Aside from interactive engagement, another key feature of the flipped classroom is that the students are assessed frequently, both formally, through quizzes, assignments and examinations, and informally, through voting on questions posed in class. This creates greater opportunities for the students to receive feedback on their understanding. Feedback, in many of its various forms, is known to have a profound effect on student learning and performance, ranking among the top most effective educational practices found in Hattie’s (2008) extensive meta-analysis. Hattie & Timperley (2007) identify three effective types of feedback: feedback on the (i) task level (FT), (ii) process level (FP) and iii) self-regulation level (FR). Whereas feedback is almost entirely absent from standard first-year mathematics courses—indeed, it is a stretch to label assessment marks as feedback due to the relatively low amount of information they convey—classroom flipping accommodates all three types of effective feedback. Moreover, the feedback received by students in a flipped classroom is timely, adding to its effectiveness. For example, Hattie & Timperley (2007) conclude that immediate feedback (FT) during knowledge acquisition can increase uptake rates and accuracy. In the flipped classroom, this feedback takes the form of informal peer discussions of multiple-choice questions posed in class. Students first vote individually, the results are then displayed and a discussion ensues. The student response data help frame the student discussions; a student recognizes a portion of the class did not share their response and this disconnect must be navigated when arguing their solution. This provision of timely, focused feedback during knowledge acquisition is impractical for an instructor in a traditional large-lecture setting.

## 3. Methods

All seven sections of a first-year calculus course for life sciences majors at a research-intensive Canadian university participated in this study. A sole instructor taught each section (i.e. there was no ‘co-teaching’) and one instructor taught two of seven sections, for a total of six participating instructors. The author was an instructor of a flipped section. Three of the sections acted as control (traditional) and four as treatment (flipped). Instructors were not randomly assigned to treatment and control sections. This was for two reasons: (i) the idea of flipping this course emerged over the summer months in conversations between the three instructors of the flipped sections, and (ii) the other three sections had yet to be assigned instructors. However, there was no a priori reason to expect great variation in student characteristics between sections. The instructors of the flipped sections, being two professors and a postdoctoral research fellow, had more experience teaching mathematics at the university level than the traditional section lecturers, comprised of two graduate students and a postdoctoral research fellow. However, the graduate students were required to complete training in education prior to being approved to teach a course. Also, there is no evidence from institutional records that suggests the academic achievement of students enrolled in a section taught by a graduate student is any different than those taught by professors. Anecdotally, graduate students at the site institution often perform well on student evaluations of instruction, often on par or better than faculty members.

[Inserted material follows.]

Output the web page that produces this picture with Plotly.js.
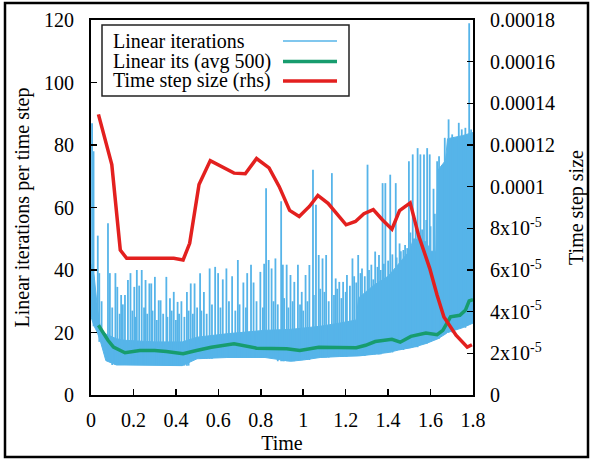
<!DOCTYPE html>
<html>
<head>
<meta charset="utf-8">
<script src="https://cdn.plot.ly/plotly-3.0.1.min.js"></script>
<style>html,body{margin:0;padding:0;background:#fff}#chart{width:592px;height:460px}</style>
</head>
<body>
<div id="chart"></div>
<script>
// ---- Data ----
// Dense "Linear iterations" band (envelope of the rapidly oscillating line)
const bandT  = [0, 0.015, 0.03, 0.045, 0.07, 0.12, 0.16, 0.3, 0.43, 0.5, 0.64, 0.82, 0.94, 1.0, 1.08, 1.17, 1.25, 1.26, 1.33, 1.40, 1.45, 1.50, 1.52, 1.58, 1.60, 1.625, 1.635, 1.67, 1.68, 1.75, 1.8];
const bandLo = [25, 22, 20, 17, 11, 9.6, 9.6, 9.6, 9.4, 11.6, 12, 12, 10.8, 11.2, 12, 12.3, 12.5, 12.5, 13, 13.6, 14.4, 15, 15.3, 16.5, 17, 17.6, 18, 19.5, 20, 21.5, 23];
const bandHi = [42, 38, 28, 21, 19.5, 18, 17.5, 17, 17, 18.5, 19.6, 20.7, 21, 21.5, 22, 23, 24, 31, 35, 38, 42, 46, 50, 49, 46, 46, 72, 75, 82, 83, 84];
// Individual spikes of the "Linear iterations" line
const spikeT = [0.005,0.012,0.032,0.039,0.05,0.080,0.089,0.1,0.115,0.124,0.135,0.142,0.15,0.160,0.174,0.186,0.195,0.204,0.21,0.216,0.227,0.239,0.25,0.257,0.265,0.275,0.284,0.29,0.301,0.31,0.319,0.328,0.34,0.355,0.36,0.372,0.38,0.390,0.40,0.408,0.415,0.426,0.44,0.452,0.46,0.470,0.48,0.488,0.50,0.514,0.52,0.532,0.545,0.559,0.57,0.585,0.599,0.61,0.621,0.638,0.65,0.665,0.68,0.692,0.70,0.718,0.73,0.736,0.754,0.766,0.78,0.798,0.81,0.816,0.825,0.837,0.851,0.86,0.869,0.88,0.896,0.904,0.91,0.922,0.93,0.940,0.95,0.958,0.975,0.985,0.993,1.0,1.011,1.02,1.029,1.046,1.05,1.060,1.073,1.08,1.091,1.10,1.108,1.12,1.135,1.145,1.153,1.16,1.170,1.18,1.188,1.20,1.206,1.22,1.232,1.24,1.25,1.259,1.27,1.277,1.29,1.303,1.31,1.321,1.33,1.339,1.35,1.357,1.365,1.374,1.38,1.387,1.40,1.410,1.42,1.436,1.44,1.454,1.46,1.472,1.48,1.49,1.498,1.505,1.516,1.53,1.539,1.552,1.56,1.569,1.58,1.584,1.596,1.60,1.614,1.62,1.631,1.640,1.667,1.685,1.702,1.733,1.747,1.764,1.782,1.791];
const spikeV = [87,78,51,39,30,55,39,28,39,34.6,26,32,29,32,36.8,39,27,34.6,25,40,35,40,28,36.8,26,35.7,35.7,27,37.8,24,30.3,30.3,26,37.8,25,31,27,33,24,29.8,26,30,25,33,27,35.7,26,35.7,28,39,27,33,26,40.5,29,41,39,28,37,40.5,30,38,27,43.2,29,36,28,39,41.7,36,30,39.4,28,42,66.2,43.2,40.5,30,43.7,29,62,41.7,31,41.7,28,38.4,30,36.2,41.7,29,33,27,38.4,30,41.6,72.1,32,60.9,44.8,34,43.7,33,44.8,30,71,32,37.3,34,36.2,31,36.2,33,38.4,35,43.7,38,36,44.8,39,40.5,38,73.7,40,41.7,37,45.9,41,44.8,40,67.8,42,67.8,43,70.5,45,67.8,44,48.5,46,46.4,48,47,74.8,52,77,55,79,77,53,77,56,79,77,54,66,58,74.8,76.4,82.3,88.2,83.4,87.1,85,85.5,119,85];
// Linear its (avg 500)
const avgT = [0.035,0.08,0.106,0.16,0.23,0.30,0.355,0.434,0.497,0.567,0.674,0.78,0.922,0.984,1.073,1.17,1.25,1.294,1.339,1.418,1.457,1.507,1.578,1.631,1.658,1.694,1.738,1.764,1.782,1.8];
const avgV = [22.3,17.5,15.3,13.5,14.25,14.25,13.9,13.2,14.25,15.3,16.4,15.0,14.8,14.25,15.3,15.1,15.1,15.9,17.1,17.8,16.9,18.75,19.8,19.3,20.7,25.0,25.5,27.1,30.1,30.5];
// Time step size (rhs)
const dtT = [0.035,0.098,0.138,0.168,0.319,0.39,0.434,0.465,0.509,0.562,0.674,0.727,0.780,0.839,0.887,0.936,0.981,1.029,1.069,1.117,1.202,1.246,1.286,1.330,1.374,1.418,1.454,1.504,1.543,1.596,1.631,1.663,1.72,1.773,1.795];
const dtV = [1.347e-4,1.106e-4,6.96e-5,6.56e-5,6.56e-5,6.56e-5,6.48e-5,7.28e-5,1.01e-4,1.125e-4,1.065e-4,1.062e-4,1.135e-4,1.09e-4,1.0e-4,8.86e-5,8.57e-5,9.05e-5,9.58e-5,9.2e-5,8.17e-5,8.33e-5,8.7e-5,8.9e-5,8.4e-5,7.96e-5,8.85e-5,9.22e-5,7.68e-5,6.08e-5,4.79e-5,3.74e-5,2.87e-5,2.3e-5,2.41e-5];
// Right axis tick labels
const rTickVals = [0,2e-5,4e-5,6e-5,8e-5,1e-4,1.2e-4,1.4e-4,1.6e-4,1.8e-4];
const rTickText = ['0','2x10<sup>-5</sup>','4x10<sup>-5</sup>','6x10<sup>-5</sup>','8x10<sup>-5</sup>','0.0001','0.00012','0.00014','0.00016','0.00018'];
const seriesNames = ['Linear iterations','Linear its (avg 500)','Time step size (rhs)'];

// ---- Build ----
const BLUE = '#56b4e9', GREEN = '#179c6e', RED = '#e3201f';
const FONT = "'Liberation Serif', 'Times New Roman', Times, serif";

const sx = [], sy = [];
spikeT.forEach((t, i) => {
  let k = 0, best = 1e9;
  bandT.forEach((b, j) => { const d = Math.abs(b - t); if (d < best) { best = d; k = j; } });
  sx.push(t, t, null); sy.push(bandLo[k], spikeV[i], null);
});

const traces = [
  {x: bandT, y: bandLo, mode: 'lines', line: {color: BLUE, width: 1}, hoverinfo: 'skip', showlegend: false},
  {x: bandT, y: bandHi, mode: 'lines', fill: 'tonexty', fillcolor: BLUE, line: {color: BLUE, width: 1}, hoverinfo: 'skip', showlegend: false},
  {x: sx, y: sy, mode: 'lines', line: {color: BLUE, width: 1.8}, name: seriesNames[0], showlegend: false},
  {x: avgT, y: avgV, mode: 'lines', line: {color: GREEN, width: 3.5}, name: seriesNames[1], showlegend: false},
  {x: dtT, y: dtV, yaxis: 'y2', mode: 'lines', line: {color: RED, width: 3.5}, name: seriesNames[2], showlegend: false}
];

const L = 91, R = 473, T = 20, B = 395;
const px = v => (v - L) / (R - L);
const py = v => (B - v) / (B - T);

const rowY = [41, 61.5, 81];
const rowC = [BLUE, GREEN, RED];
const rowW = [1.5, 3.5, 3.5];
const shapes = [
  {type: 'rect', xref: 'paper', yref: 'paper', x0: px(5), x1: px(588), y0: py(457), y1: py(3), line: {color: '#000', width: 2.5}},
  {type: 'rect', xref: 'paper', yref: 'paper', x0: px(102), x1: px(349), y0: py(96), y1: py(25), line: {color: '#222', width: 1.5}}
];
const annotations = [];
seriesNames.forEach((n, i) => {
  shapes.push({type: 'line', xref: 'paper', yref: 'paper', x0: px(283), x1: px(337), y0: py(rowY[i]), y1: py(rowY[i]), line: {color: rowC[i], width: rowW[i]}});
  annotations.push({xref: 'paper', yref: 'paper', x: px(111), y: py(rowY[i]), xanchor: 'left', yanchor: 'middle', text: n, showarrow: false, font: {family: FONT, size: 20, color: '#000'}});
});

const axisCommon = {
  showgrid: false, zeroline: false, showline: true, linecolor: '#000', linewidth: 2,
  ticks: 'inside', ticklen: 6, tickwidth: 1.5, tickcolor: '#000',
  tickfont: {family: FONT, size: 20, color: '#000'}
};

const layout = {
  width: 592, height: 460,
  margin: {l: L, r: 592 - R, t: T, b: 460 - B},
  paper_bgcolor: '#fff', plot_bgcolor: '#fff',
  font: {family: FONT, color: '#000'},
  showlegend: false,
  xaxis: Object.assign({}, axisCommon, {range: [0, 1.8], dtick: 0.2, tick0: 0, mirror: true, ticklabelstandoff: 6,
    title: {text: 'Time', font: {family: FONT, size: 20, color: '#000'}, standoff: 6}}),
  yaxis: Object.assign({}, axisCommon, {range: [0, 120], dtick: 20, tick0: 0, mirror: true, ticklabelstandoff: 11,
    title: {text: 'Linear iterations per time step', font: {family: FONT, size: 20, color: '#000'}, standoff: 9}}),
  yaxis2: Object.assign({}, axisCommon, {overlaying: 'y', side: 'right', range: [0, 0.00018], showline: false,
    tickmode: 'array', tickvals: rTickVals, ticktext: rTickText, ticklabelstandoff: 16,
    title: {text: 'Time step size', font: {family: FONT, size: 20, color: '#000'}, standoff: 14}}),
  shapes: shapes,
  annotations: annotations
};

Plotly.newPlot('chart', traces, layout, {displayModeBar: false, staticPlot: true});
</script>
</body>
</html>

During the first two weeks of the semester, all students wrote a Basic Skills Test (BST), developed at the site institution. This took the form of their first assignment but did not count towards their final grades. The questions on the BST examined the students’ proficiency with elementary algebraic and arithmetic operations.

Concurrently, students were invited to complete the Mathematics Attitudes and Perceptions Survey (MAPS) online (Code *et al.*, manuscript under review). The MAPS instrument quantifies students’ attitudes towards and perceptions of mathematics in seven categories: (1) the student’s growth mind set, (2) ability to see connections between mathematics and the world around them, (3) confidence with engaging in mathematical tasks, (4) interest in working in mathematical situations, (5) persistence in mathematical problem solving, (6) their desire to make sense of solutions to mathematical problems and (7) their characterization of the nature of solutions to mathematical problems. The resulting student data is contrasted with data from practicing mathematicians to give a measure of how well aligned the students’ conceptions of mathematics are with experts—students receive +1 for a question if it was answered in the same direction, positively or negatively, as the expert consensus and 0 otherwise. This yields an *overall expertise index*, that is, the average score for all questions, and corresponding subscale scores. Though the list above does not exhaust all categories of expert-like behaviour, these seven have been identified as being representative (Code *et al.*, manuscript under review). Also during the first two weeks, the Calculus Concept Inventory (CCI; Epstein, 2007, 2013) was administered in each class as a written, multiple choice test; this writing of the CCI is referred to as CCI (Begin) for the remainder of this article. The CCI is composed of questions on calculus concepts commonly found in first-year university curricula. These questions have been designed to not rely too heavily on the students’ basic (arithmetic/algebraic) mathematical ability.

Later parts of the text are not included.